A picture of Bigley during his captivity by militants in Iraq.
Great Britain
Ken Bigley

FALLUJA, Iraq (CNN) -- U.S. military officials are increasingly confident that a house found in central Falluja is the site of the beheading of Briton Kenneth Bigley last month.

They also believe the site was used to house other hostages, CNN's Jane Arraf reported Monday.

Bigley was shown beheaded in a video received by Arabic-language network Abu Dhabi TV in early October.

Bigley was kidnapped in Baghdad on September 16 with two American colleagues, Jack Hensley and Eugene Armstrong, who were also beheaded.

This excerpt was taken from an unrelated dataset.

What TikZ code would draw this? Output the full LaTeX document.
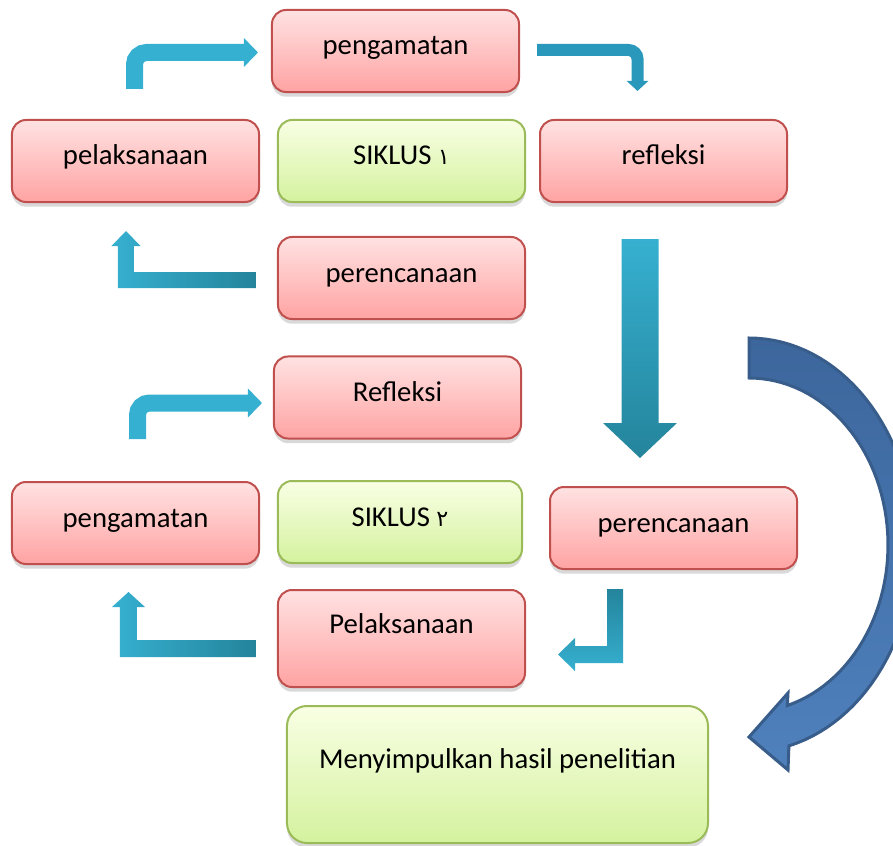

An Iraqi insurgent captured in southern Falluja on Friday led Iraqi forces to the city center house where he said a British hostage had been held, as well as other "foreign hostages."

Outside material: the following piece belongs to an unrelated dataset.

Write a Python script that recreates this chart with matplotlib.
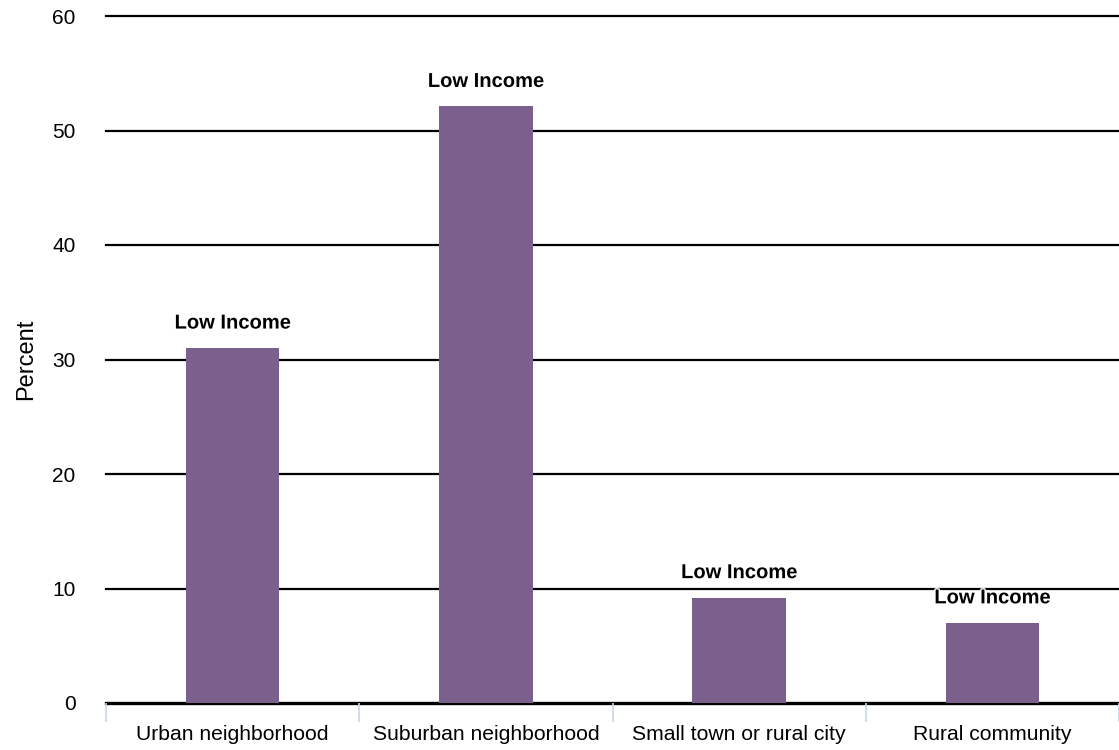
import matplotlib
matplotlib.use("Agg")
import matplotlib.pyplot as plt
import matplotlib.patheffects as pe
import numpy as np

categories = ["Urban neighborhood", "Suburban neighborhood", "Small town or rural city", "Rural community"]
values = [31.0, 52.1, 9.2, 7.0]
bar_labels = ["Low Income", "Low Income", "Low Income", "Low Income"]
yticks = [0, 10, 20, 30, 40, 50, 60]

plt.rcParams['font.family'] = ['Liberation Sans', 'DejaVu Sans']

fig = plt.figure(figsize=(11.19, 7.5), dpi=100)
ax = fig.add_axes([106/1119, 1 - 703/750, 1 - 106/1119, (703 - 16)/750])

x = np.arange(len(categories))
ax.bar(x, values, width=0.37, color="#7b608e", zorder=2)

for xi, v, lab in zip(x, values, bar_labels):
    ax.annotate(lab, (xi, v), xytext=(0, 18), textcoords="offset points",
                ha="center", va="center", fontsize=14.5, fontweight="bold",
                zorder=4,
                path_effects=[pe.withStroke(linewidth=2, foreground="white")])

ax.set_xlim(-0.5, 3.5)
ax.set_ylim(0, 60)
ax.set_yticks(yticks)
ax.set_yticklabels([str(t) for t in yticks], fontsize=15)
for t in yticks:
    ax.axhline(t, color="black", lw=2.4 if t == 0 else 1.6, zorder=1, clip_on=False)

ax.set_xticks(x)
ax.set_xticklabels(categories, fontsize=15.2)
ax.set_xticks(np.arange(-0.5, 3.6, 1.0), minor=True)
ax.tick_params(axis="x", which="major", length=0, pad=16)
ax.tick_params(axis="x", which="minor", length=14, width=1.2, color="#c9d5ea")
ax.tick_params(axis="y", length=0, pad=22)

for s in ax.spines.values():
    s.set_visible(False)

ax.set_ylabel("Percent", fontsize=17, labelpad=11)

fig.savefig("out.png", dpi=100)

"The Iraqi ... gave such detailed knowledge of it that they (U.S. military officials) believe him to be credible," Arraf said.

Details of the house match videos Bigley appeared in during his captivity, including writing on the walls and being held in a chicken-wire cage.

The house also contained shackles and handcuffs.

Based on the evidence, "U.S. intelligence experts believe it is the house, but are not 100 percent sure," Arraf reported.

The Islamic militant group Unification and Jihad claimed to have kidnapped the men. It claims allegiance to terrorist mastermind Abu Musab al-Zarqawi and al Qaeda.

U.S. and Iraqi troops have been conducting door-to-door searches in the area following a major offensive in Falluja -- a militant Sunni stronghold -- which began earlier in November.

The raids have uncovered what appear to be an abandoned safe house, a bomb-making factory and weapons caches used by insurgents with ties to both al Qaeda and al-Zarqawi.

U.S. officials believe Bigley was beheaded by his captors after an escape attempt, U.S. and diplomatic sources have told CNN.

They would not explain how they came to that conclusion but added that other people may have been killed -- possibly some of the captors who may have tried to help Bigley, or other hostages being held by the same group.

Al-Zarqawi's group had demanded the release of all female Iraqi prisoners, however, the International Committee of the Red Cross has insisted that Britain was not holding any women in Iraq.